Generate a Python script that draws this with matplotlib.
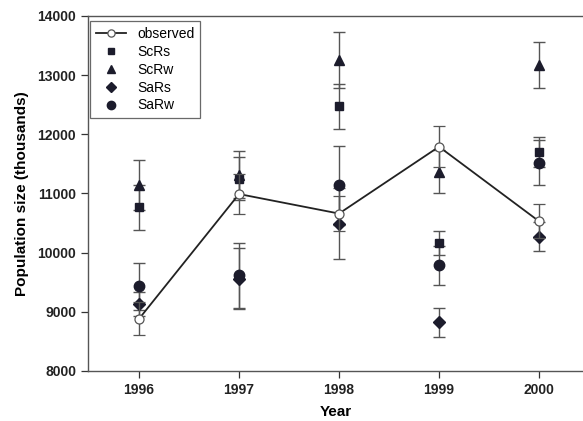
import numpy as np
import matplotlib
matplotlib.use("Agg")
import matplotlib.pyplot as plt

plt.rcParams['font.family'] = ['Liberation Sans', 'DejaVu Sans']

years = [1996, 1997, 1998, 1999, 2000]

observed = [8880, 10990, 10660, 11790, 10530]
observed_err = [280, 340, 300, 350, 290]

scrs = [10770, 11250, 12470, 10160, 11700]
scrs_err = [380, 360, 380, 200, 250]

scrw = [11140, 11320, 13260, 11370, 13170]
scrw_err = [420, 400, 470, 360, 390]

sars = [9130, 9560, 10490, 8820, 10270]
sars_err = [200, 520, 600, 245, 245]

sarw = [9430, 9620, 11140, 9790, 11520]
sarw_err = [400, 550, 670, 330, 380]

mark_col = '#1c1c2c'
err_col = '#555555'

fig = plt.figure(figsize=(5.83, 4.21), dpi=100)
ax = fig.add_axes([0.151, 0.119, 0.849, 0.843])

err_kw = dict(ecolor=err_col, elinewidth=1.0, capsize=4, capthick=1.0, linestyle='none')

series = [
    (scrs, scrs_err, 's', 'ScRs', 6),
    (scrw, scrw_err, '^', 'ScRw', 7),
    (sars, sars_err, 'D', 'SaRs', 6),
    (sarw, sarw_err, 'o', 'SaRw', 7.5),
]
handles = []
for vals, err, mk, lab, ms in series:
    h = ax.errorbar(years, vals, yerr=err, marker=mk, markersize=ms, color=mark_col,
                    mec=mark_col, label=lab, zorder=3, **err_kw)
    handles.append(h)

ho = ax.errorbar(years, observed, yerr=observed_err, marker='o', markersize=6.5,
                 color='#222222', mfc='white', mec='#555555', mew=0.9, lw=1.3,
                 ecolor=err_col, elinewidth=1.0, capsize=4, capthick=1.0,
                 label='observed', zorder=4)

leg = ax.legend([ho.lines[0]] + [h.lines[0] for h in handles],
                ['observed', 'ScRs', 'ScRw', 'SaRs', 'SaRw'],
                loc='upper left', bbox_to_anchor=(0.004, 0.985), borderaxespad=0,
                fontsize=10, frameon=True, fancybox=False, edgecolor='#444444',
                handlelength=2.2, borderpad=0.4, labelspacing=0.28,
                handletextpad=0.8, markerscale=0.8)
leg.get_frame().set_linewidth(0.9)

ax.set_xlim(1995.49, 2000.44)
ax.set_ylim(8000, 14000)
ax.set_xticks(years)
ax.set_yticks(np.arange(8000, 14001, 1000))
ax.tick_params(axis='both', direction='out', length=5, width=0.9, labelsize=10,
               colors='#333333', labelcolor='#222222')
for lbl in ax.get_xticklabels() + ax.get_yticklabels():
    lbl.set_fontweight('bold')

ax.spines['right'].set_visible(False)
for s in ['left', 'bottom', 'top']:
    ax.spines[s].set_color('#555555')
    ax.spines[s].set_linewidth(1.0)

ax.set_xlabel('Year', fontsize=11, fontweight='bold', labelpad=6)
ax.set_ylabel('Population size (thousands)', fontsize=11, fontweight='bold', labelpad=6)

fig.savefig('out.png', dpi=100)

| What the task requires |
Scan the listing above. Collect all lines with the word "matplotlib".

| Answer to the exercise |
Generate a Python script that draws this with matplotlib.
import matplotlib
matplotlib.use("Agg")
import matplotlib.pyplot as plt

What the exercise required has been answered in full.